Hold on – Rejection from man doesn’t equal rejection from God.
That’s a significant truth we often neglect to consider in the face of struggling through the pain of rejection. People do not determine our value.
“How precious are your thoughts about me, O God. They cannot be numbered!” (Psalm 139:17)
When rejection becomes our reality, we often highlight what we think are our own shortcomings – wondering if maybe we could fix something about ourselves to accommodate the rejecter – but, dear, sweet friend, no matter how much it hurts, there’s a level of self-care that needs to take place following rejection severe enough for you to be questioning your value. Someone else determining that you aren’t worth it is not worth your time. That’s a hard pill to swallow but most definitely a necessary one when you’re walking through something as difficult as being treated as though you don’t have value.
Sometimes, you have to put yourself first – not in a selfish way but so you can heal the right way.
Now, don’t get me wrong, there are little rejections that happen in relationships all the time, but those come more as a side-effect of trying to grow in deeper relationship with the other person. But then there are the rejections where you are ignored and your value is called into question, you are belittled and blatantly discarded. This is when your heart takes priority in the relationship as you have to evaluate: what does it mean for me to heal?
If you can take a step back and objectively evaluate your situation, confide in others, and press in to God, Satan doesn’t get the final say on the situation.
Rejection is a means by which the enemy likes to try and take our self-image into his own hands for his Kingdom of Hell purposes. But when we can recognize the pain and grieve correctly, that power is taken away from him and instead of giving our pain to Satan for his own personal use, we are able to lean into God and find healing from bitterness, shame, and resentment. And maybe we learn that it’s important to lean on God right away or maybe it’s years down the road, but His healing hand will always turn pain into growth if we let Him work.

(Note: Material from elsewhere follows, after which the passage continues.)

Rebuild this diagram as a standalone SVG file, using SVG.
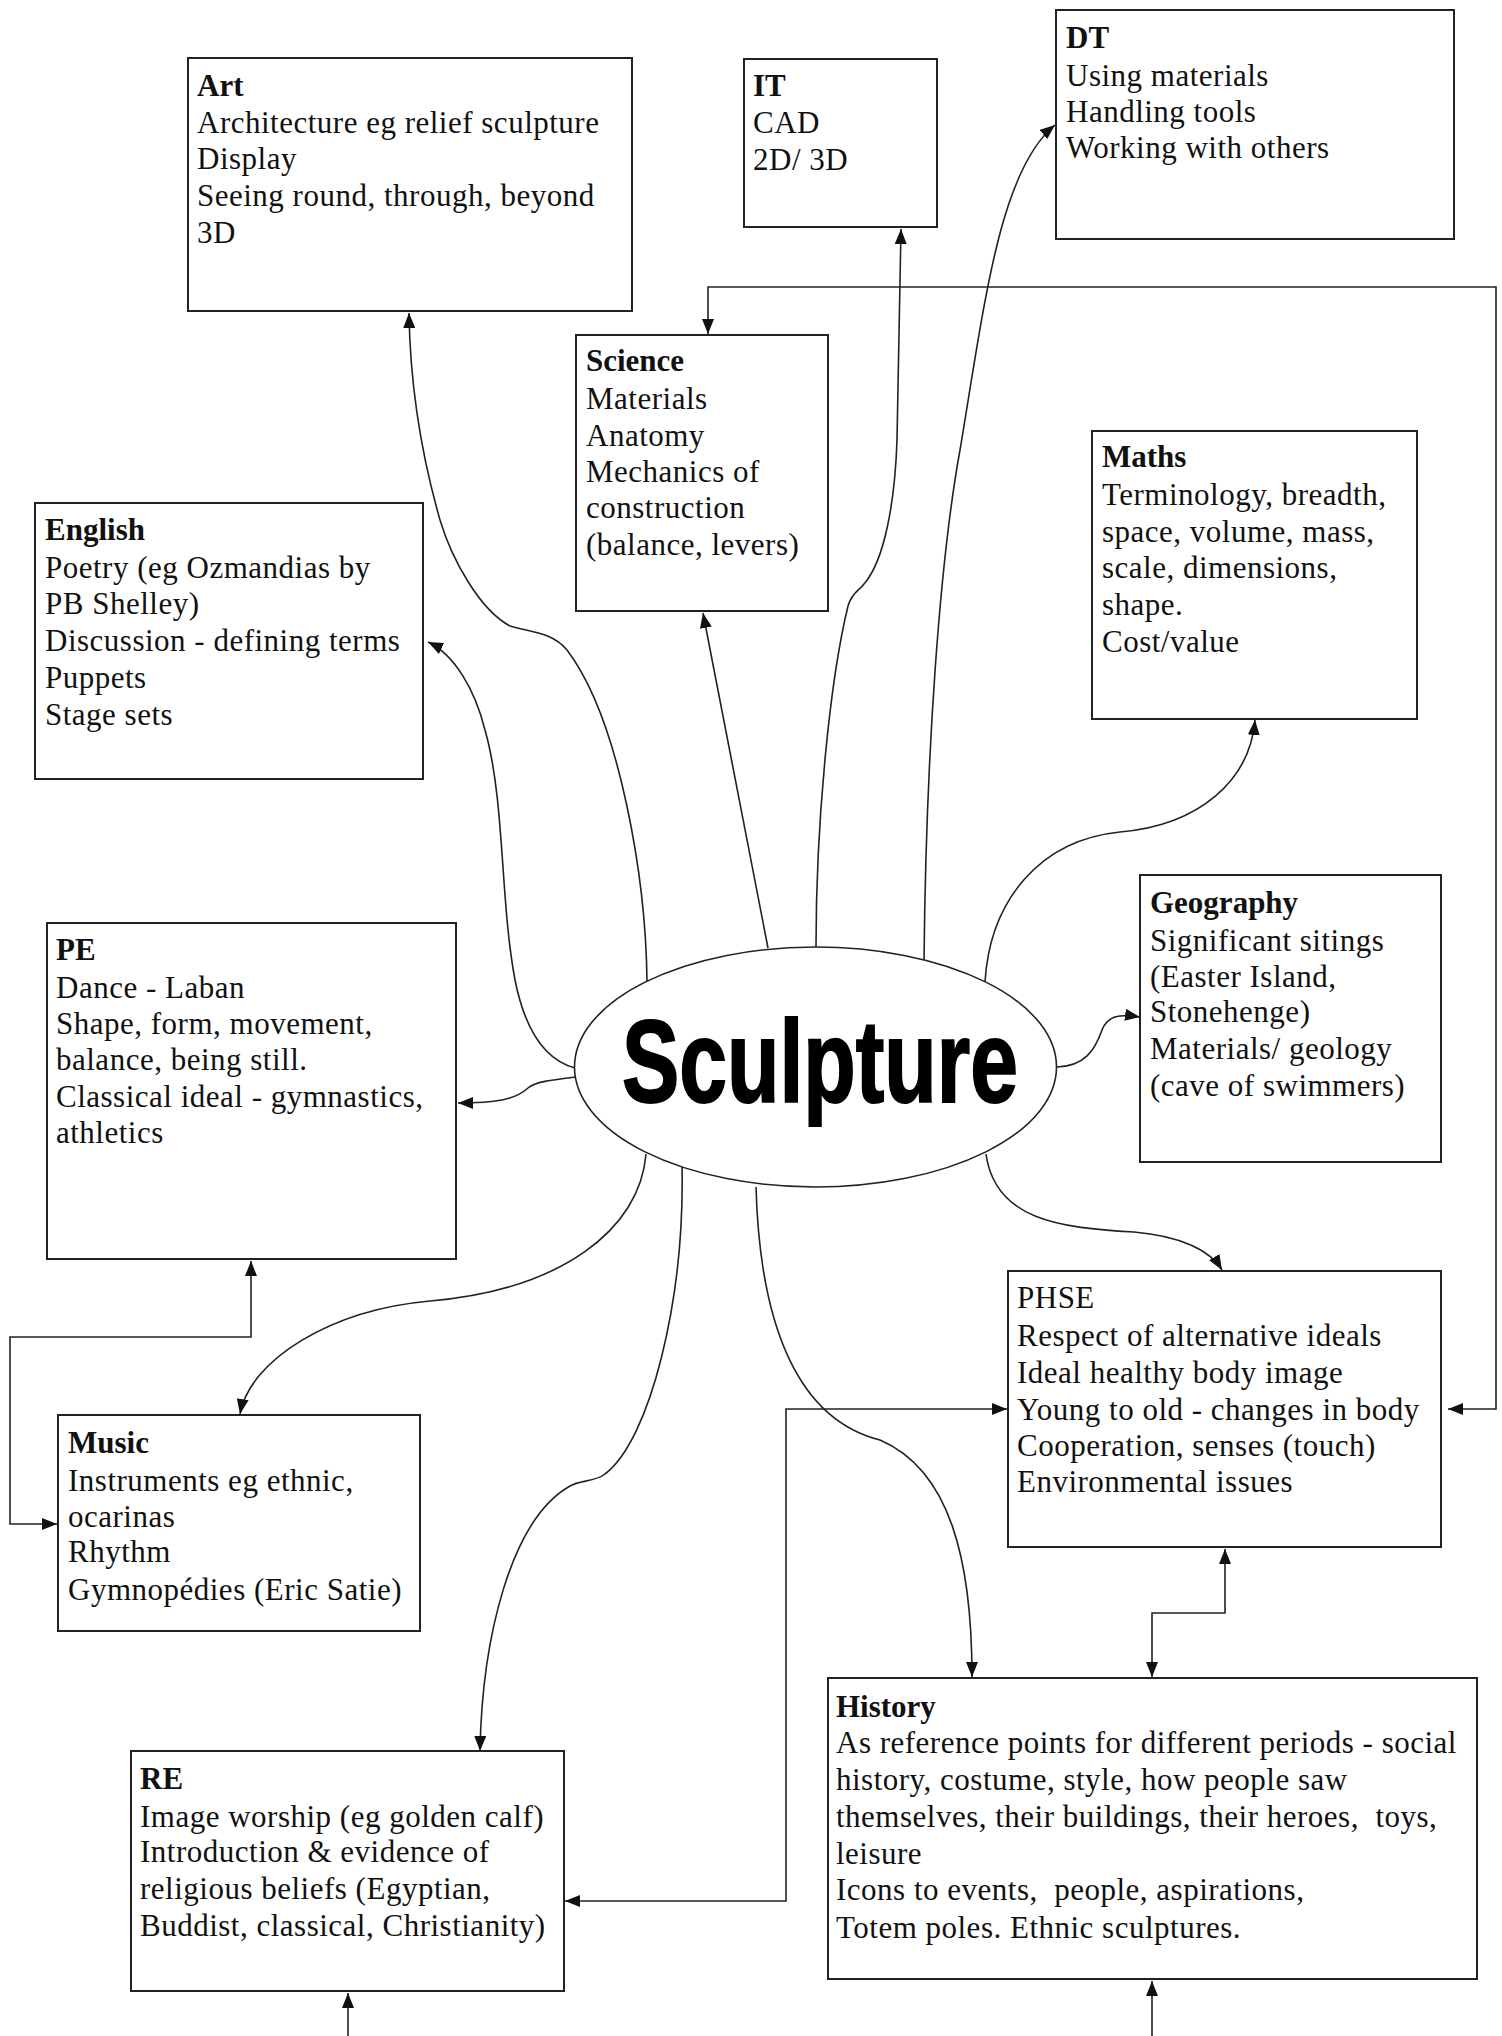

God never forces us to give Him our pain, but trust me, when you do, there’s no end to the peace, freedom, joy, and love you are suddenly able to receive! Not only that, the fear you feel of being in meaningful relationships with others begins to subside as God reminds you of your pricelessness and you remember that loving is always worth the risk.
C.S. Lewis once said:
“To love at all is to be vulnerable. Love anything and your heart will be wrung and possibly broken. If you want to make sure of keeping it intact you must give it to no one, not even an animal. Wrap it carefully round with hobbies and little luxuries; avoid all entanglements. Lock it up safe in the casket or coffin of your selfishness. But in that casket, safe, dark, motionless, airless, it will change. It will not be broken; it will become unbreakable, impenetrable, irredeemable. To love is to be vulnerable.”
But “Love is never wasted, for its value does not rest upon its reciprocity.” (C.S. Lewis)
When we love, there is always the risk of being rejected, of experiencing pain, but it is much more worth it to live a life of love where you are hurt than to live a life where no one is allowed close enough to love you. You are worth loving, by the way. And so are others. Don’t let the rejections you’ve had to walk through, or maybe are walking through right now, destroy loving people and letting them express their love back to you. Because you will experience rejection at some point – probably multiple points, actually – but loving others allows for comforters when one friend of many breaks your trust.
Yes, you will experience rejection – some worse than others – but it will be bearable if you are not afraid to love.
“Rejection never has the final say. Rejection may be a delay or distraction or even a devastation for a season. But it’s never a final destination. I’m destined for a love that can’t ever be diminished, tarnished, shaken or taken. With You, Jesus, I’m forever safe. I’m forever accepted. I’m forever held. Completely loved and always invited in.” (Lysa TerKeurst)
There is no rejection in His presence. We are always wanted, always pursued, always loved.